Les trois pays frappés par Ebola ont appelé mardi la communauté internationale à lancer un "plan Marshall" pour aider à leur redressement économique et gagner la guerre contre Ebola, lors d'une conférence à Bruxelles visant à coordonner les combats encore à livrer contre l'épidémie.
"L'impact d'Ebola sur nos économies a été profond" et cela impose "des plans et stratégies de redressement" pour accompagner à long terme les pays frappés, a déclaré la présidente du Liberia, Ellen Jonhson Sirleaf, devant les principaux acteurs de la lutte contre Ebola réunis dans un palais gouvernemental bruxellois.
"Il n'y a aucun doute que cela va requérir des ressources significatives, même un plan Mashall", sur le modèle du plan américain de reconstruction de l'Europe après la Seconde guerre mondiale, a-t-elle ajouté.
Le Liberia, la Sierra Leone et la Guinée vont "présenter un plan régional" en ce sens lors d'une réunion en avril de la Banque Mondiale et du FMI, a indiqué le président guinéen Alpha Condé. Il a aussi appelé les pays donateurs "à ne pas en rester aux annonces mais à débourser les aides promises", dénonçant des retards en la matière.
Sur les 4,9 milliards de dollars engagés jusque là contre Ebola, 2,4 ont déjà été déboursés, selon une source européenne, pour qui il s'agit d'une rapidité "rare".
Les trois pays doivent particulièrement être soutenus pour reconstruire "de manière urgente leurs services sociaux", en particulier en matière de santé et d'éducation, a relevé le président de Sierra Leone, Ernest Bai Koroma.
Chute de 12% du PIB de la région touchée, systèmes de santé sinistrés avec le risque de voir le sida ou la malaria regagner du terrain, production agricole réduite de moitié, secteur minier affecté: un soutien à long terme est de fait requis pour faire face au désastreux impact économique et social de l'épidémie, selon la Commission européenne.
Le FMI a pour sa part annoncé lundi avoir accordé à la Sierra Leone une extension de crédit et un allègement de dette pour un montant total de plus de 187 millions de dollars, espérant que cela aidera "à réunir davantage d'aide financière de la part de la communauté financière internationale".
– Le "zéro cas" visé pour mi-avril –
Les trois dirigeants ont aussi fait front commun contre tout relâchement des efforts livrés sur le terrain pour arriver au "zéro cas" humain. Mme Sirleaf a rappelé qu'ils s'étaient fixés mi-avril pour atteindre cet objectif.
"Il n'y aura pas de victoire totale tant qu'il n'y aura pas zéro cas", a souligné M. Koroma.

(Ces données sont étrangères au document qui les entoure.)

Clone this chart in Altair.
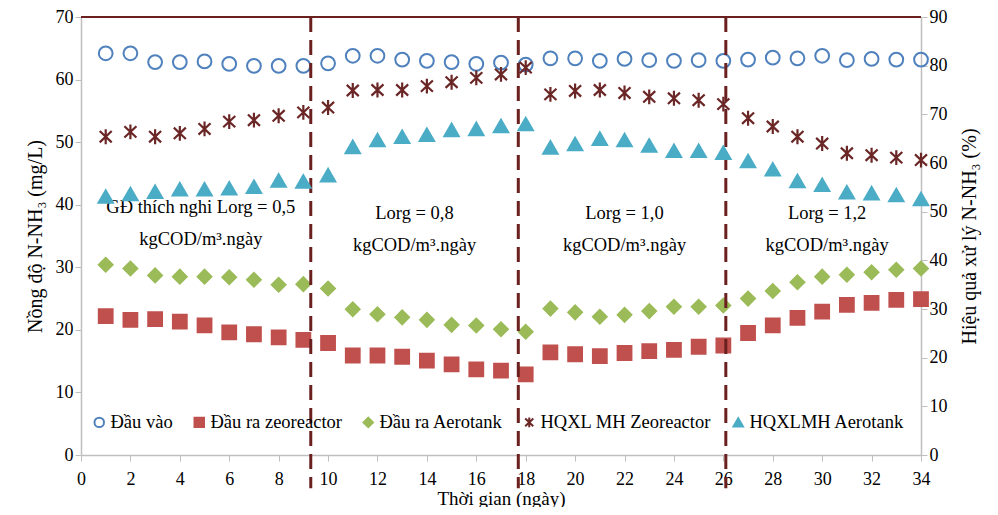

Après un "manque de coopération", "cette réponse régionale est une première et c'est intéressant", a salué pour l'AFP la secrétaire d’État française au Développement, Annick Girardin.
L'engagement à redoubler de mobilisation pour éradiquer la fièvre hémorragique était relayé par tous les participants : agences de l'ONU, Banque mondiale, ONG ainsi que délégations européennes, américaine, chinoise, cubaine ou australienne.

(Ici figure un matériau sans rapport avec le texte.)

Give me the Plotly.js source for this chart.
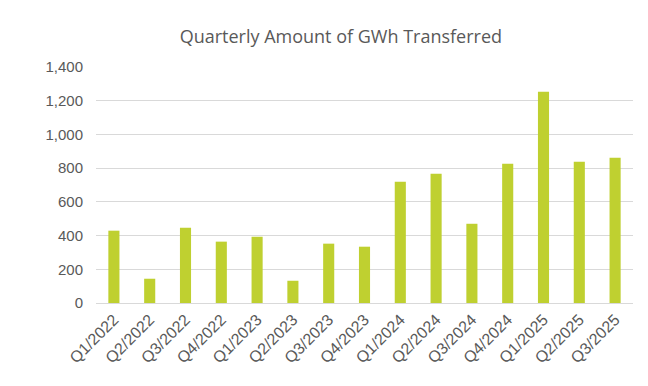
<!DOCTYPE html>
<html>
<head>
<meta charset="utf-8">
<script src="https://cdn.plot.ly/plotly-3.0.1.min.js"></script>
<style>html,body{margin:0;padding:0;background:#fff;}#chart{width:648px;height:386px;}</style>
</head>
<body>
<div id="chart"></div>
<script>
const quarters = ["Q1/2022","Q2/2022","Q3/2022","Q4/2022","Q1/2023","Q2/2023","Q3/2023","Q4/2023","Q1/2024","Q2/2024","Q3/2024","Q4/2024","Q1/2025","Q2/2025","Q3/2025"];
const gwh = [429, 144, 447, 364, 393, 132, 352, 334, 719, 767, 470, 826, 1253, 838, 862];
const yTicks = [0, 200, 400, 600, 800, 1000, 1200, 1400];
const yTickLabels = ["0","200","400","600","800","1,000","1,200","1,400"];

Plotly.newPlot("chart", [{
  type: "bar",
  x: quarters,
  y: gwh,
  marker: {color: "#BFD030"},
  hoverinfo: "x+y"
}], {
  width: 648,
  height: 386,
  paper_bgcolor: "#ffffff",
  plot_bgcolor: "#ffffff",
  margin: {l: 96, r: 15, t: 67, b: 83},
  bargap: 0.69,
  showlegend: false,
  title: {
    text: "Quarterly Amount of GWh Transferred",
    font: {family: "Open Sans, Liberation Sans, Arial, sans-serif", size: 18, color: "#595959"},
    xref: "container", x: 0.526, xanchor: "center", y: 0.905, yanchor: "middle"
  },
  xaxis: {
    type: "category",
    tickangle: -45,
    tickfont: {family: "Liberation Sans, Arial, sans-serif", size: 16, color: "#595959"},
    showgrid: false,
    showline: true,
    linecolor: "#D9D9D9",
    linewidth: 1,
    ticks: "",
    fixedrange: true
  },
  yaxis: {
    range: [0, 1400],
    tickvals: yTicks,
    ticktext: yTickLabels,
    tickfont: {family: "Liberation Sans, Arial, sans-serif", size: 15, color: "#595959"},
    showgrid: true,
    gridcolor: "#D9D9D9",
    gridwidth: 1,
    zeroline: false,
    showline: false,
    ticks: "",
    ticklen: 0,
    ticklabelstandoff: 12,
    fixedrange: true
  }
}, {displayModeBar: false, staticPlot: true});
</script>
</body>
</html>
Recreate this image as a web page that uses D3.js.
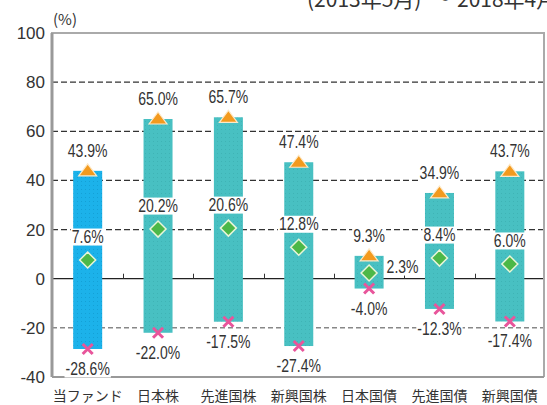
<!DOCTYPE html>
<html><head><meta charset="utf-8">
<script src="https://cdn.jsdelivr.net/npm/d3@7"></script>
<style>
html,body{margin:0;padding:0;background:#fff;}
svg{display:block;}
</style></head>
<body>
<svg id="c" width="547" height="405"></svg>
<script>
const categories = ["当ファンド","日本株","先進国株","新興国株","日本国債","先進国債","新興国債"];
const maxValues  = [43.9, 65.0, 65.7, 47.4, 9.3, 34.9, 43.7];
const meanValues = [7.6, 20.2, 20.6, 12.8, 2.3, 8.4, 6.0];
const minValues  = [-28.6, -22.0, -17.5, -27.4, -4.0, -12.3, -17.4];
const yTicks = [100, 80, 60, 40, 20, 0, -20, -40];
const periodParts = ["(2013年5月)", "～", "2018年4月"];

const svg = d3.select("#c");
const numFont = "'Liberation Sans',Arial,sans-serif";
const x = d3.scaleBand().domain(categories).range([52.5, 545]);
const y = d3.scaleLinear().domain([-40, 100]).range([377, 33]);
const bw = 29;

const defs = svg.append("defs");
function dotPattern(id, base, dot){
  const p = defs.append("pattern").attr("id", id).attr("width", 4).attr("height", 4).attr("patternUnits","userSpaceOnUse");
  p.append("rect").attr("width",4).attr("height",4).attr("fill",base);
  p.append("rect").attr("x",1).attr("y",1).attr("width",1).attr("height",1).attr("fill",dot);
}
dotPattern("pFund", "#1cb2ea", "#14a0d6");
dotPattern("pAsset", "#48c0c2", "#3fb3b5");

// title (cut off at top, as in the reference)
const tf = "'Noto Sans CJK JP',sans-serif";
svg.append("text").attr("x", 307).attr("y", 7).attr("font-family",tf).attr("font-size", 21).attr("fill","#333").text(periodParts[0]);
svg.append("text").attr("x", 441).attr("y", 5).attr("text-anchor","middle").attr("font-family",tf).attr("font-size", 21).attr("fill","#333").text(periodParts[1]);
svg.append("text").attr("x", 457).attr("y", 7).attr("font-family",tf).attr("font-size", 21).attr("fill","#333").text(periodParts[2]);

// gridlines
[20,40,60,80].forEach(v=>{
  svg.append("line").attr("x1",52).attr("x2",544).attr("y1",y(v)).attr("y2",y(v))
    .attr("stroke","#333").attr("stroke-width",1.2).attr("stroke-dasharray","6,3");
});
svg.append("line").attr("x1",52).attr("x2",544).attr("y1",y(-20)).attr("y2",y(-20))
  .attr("stroke","#888").attr("stroke-width",1.5).attr("stroke-dasharray","5,3");

// zero line and ticks
svg.append("line").attr("x1",52).attr("x2",544).attr("y1",y(0)).attr("y2",y(0))
  .attr("stroke","#222").attr("stroke-width",1.2);
categories.slice(1).forEach(c=>{
  const xx = Math.round(x(c))+0.5;
  svg.append("line").attr("x1",xx).attr("x2",xx).attr("y1",y(0)).attr("y2",y(0)-5)
    .attr("stroke","#333").attr("stroke-width",1);
});

// frame
svg.append("path").attr("d",`M${52},${y(-40)} V${y(100)} H544 V${y(-40)}`)
  .attr("fill","none").attr("stroke","#aaa").attr("stroke-width",2);
svg.append("line").attr("x1",52).attr("x2",544).attr("y1",y(-40)).attr("y2",y(-40))
  .attr("stroke","#999").attr("stroke-width",2);
svg.append("line").attr("x1",52).attr("x2",52).attr("y1",y(100)).attr("y2",y(-40))
  .attr("stroke","#999").attr("stroke-width",3);

// y labels
yTicks.forEach(v=>{
  svg.append("text").attr("x",45).attr("y",y(v)+6).attr("text-anchor","end")
    .attr("font-family","'Liberation Sans',Arial,sans-serif").attr("font-size",17).attr("fill","#333")
    .text(v);
});
svg.append("text").attr("x",53).attr("y",25).attr("font-family",tf)
  .attr("font-size",15).attr("fill","#333").text("(%)");

// bars
categories.forEach((c,i)=>{
  const cx = x(c)+x.bandwidth()/2;
  svg.append("rect").attr("x",cx-bw/2).attr("y",y(maxValues[i])).attr("width",bw)
    .attr("height",y(minValues[i])-y(maxValues[i]))
    .attr("fill", i===0 ? "url(#pFund)" : "url(#pAsset)");
});

function label(txt, cx, cy, anchor){
  const g = svg.append("g");
  const t = g.append("text").attr("y",cy+6).attr("text-anchor","start")
    .attr("font-family",numFont).attr("font-size",17.5).attr("fill","#333").text(txt);
  const w0 = t.node().getComputedTextLength();
  const w = w0*0.8;
  t.attr("textLength", w).attr("lengthAdjust","spacingAndGlyphs");
  const x0 = (anchor === "start") ? cx : cx - w/2;
  t.attr("x", x0);
  g.insert("rect","text").attr("x",x0-1).attr("y",cy-8.5).attr("width",w+2).attr("height",17).attr("fill","#fff");
}

categories.forEach((c,i)=>{
  const cx = x(c)+x.bandwidth()/2;
  label(maxValues[i].toFixed(1)+"%", cx, y(maxValues[i])-20);
  if (c === "日本国債") {
    label(meanValues[i].toFixed(1)+"%", cx+bw/2+3, y(meanValues[i])-6, "start");
  } else {
    label(meanValues[i].toFixed(1)+"%", cx, y(meanValues[i])-23);
  }
  label(minValues[i].toFixed(1)+"%", cx, y(minValues[i])+20);
});

categories.forEach((c,i)=>{
  const cx = x(c)+x.bandwidth()/2;
  const ty = y(maxValues[i]);
  svg.append("path").attr("d",`M${cx},${ty-7} L${cx+9},${ty+5} L${cx-9},${ty+5} Z`)
    .attr("fill","#f39a1e").attr("stroke","#fde9c8").attr("stroke-width",1.2);
  const dy = y(meanValues[i]);
  svg.append("path").attr("d",`M${cx},${dy-8} L${cx+8},${dy} L${cx},${dy+8} L${cx-8},${dy} Z`)
    .attr("fill","#4cb848").attr("stroke","#e9f5d8").attr("stroke-width",1.5);
  const my = y(minValues[i]);
  svg.append("path").attr("d",`M${cx-5},${my-5} L${cx+5},${my+5} M${cx+5},${my-5} L${cx-5},${my+5}`)
    .attr("stroke","#e8559b").attr("stroke-width",3).attr("stroke-linecap","butt");
});

// category labels
categories.forEach(c=>{
  svg.append("text").attr("x",x(c)+x.bandwidth()/2).attr("y",401).attr("text-anchor","middle")
    .attr("font-family",tf).attr("font-size",14).attr("fill","#333")
    .text(c);
});
</script>
</body></html>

Même si la contamination reflue, "l'épidémie n'est pas finie", a insisté la chef de la diplomatie européenne, Federica Mogherini.
"Cela va être une tâche très difficile et méticuleuse", a souligné le coordinateur de l'ONU pour la lutte contre l'épidémie, David Nabarro.
Depuis le pic de l'épidémie, pendant l'automne, les nouveaux cas ont été divisés par dix, passant de quelque 900 à une centaine en moyenne par semaine, selon l'ONU. Quoique tardifs, le sursaut international et l'engagement africain ont permis de contenir l'épidémie, qui a fait quelque 9.700 morts recensés.
Si parmi les trois pays les plus touchés, le Liberia est sur la bonne voie, la tendance est toutefois repartie à la hausse dans certaines zones côtières de Guinée et de Sierra Leone, avec une persistance de foyers aléatoires dans des zones reculées de ces pays d'Afrique de l'Ouest.
Parmi les priorités, la mise en place d'équipes sanitaires volantes pour mieux ventiler la riposte. Une des préoccupations est de convaincre des "communautés qui résistent encore" d'adopter les bonnes pratiques, selon Ismaïl Ould cheikh Ahmed, qui dirige la mission de coordination des Nations unies pour Ebola.
En matière de personnel, "il manque encore de 200 à 300 spécialistes de santé publique", à trouver surtout en Afrique pour plus d'efficacité, a précisé M. Nabarro à l'AFP.
Le retard pris pour mobiliser et former les quelques milliers de soignants requis a toutefois été comblé pour l'essentiel, grâce à l'engagement de nombreux Africains et à la mise en place d'un système d'évacuations médicalisées rassurant les volontaires étrangers.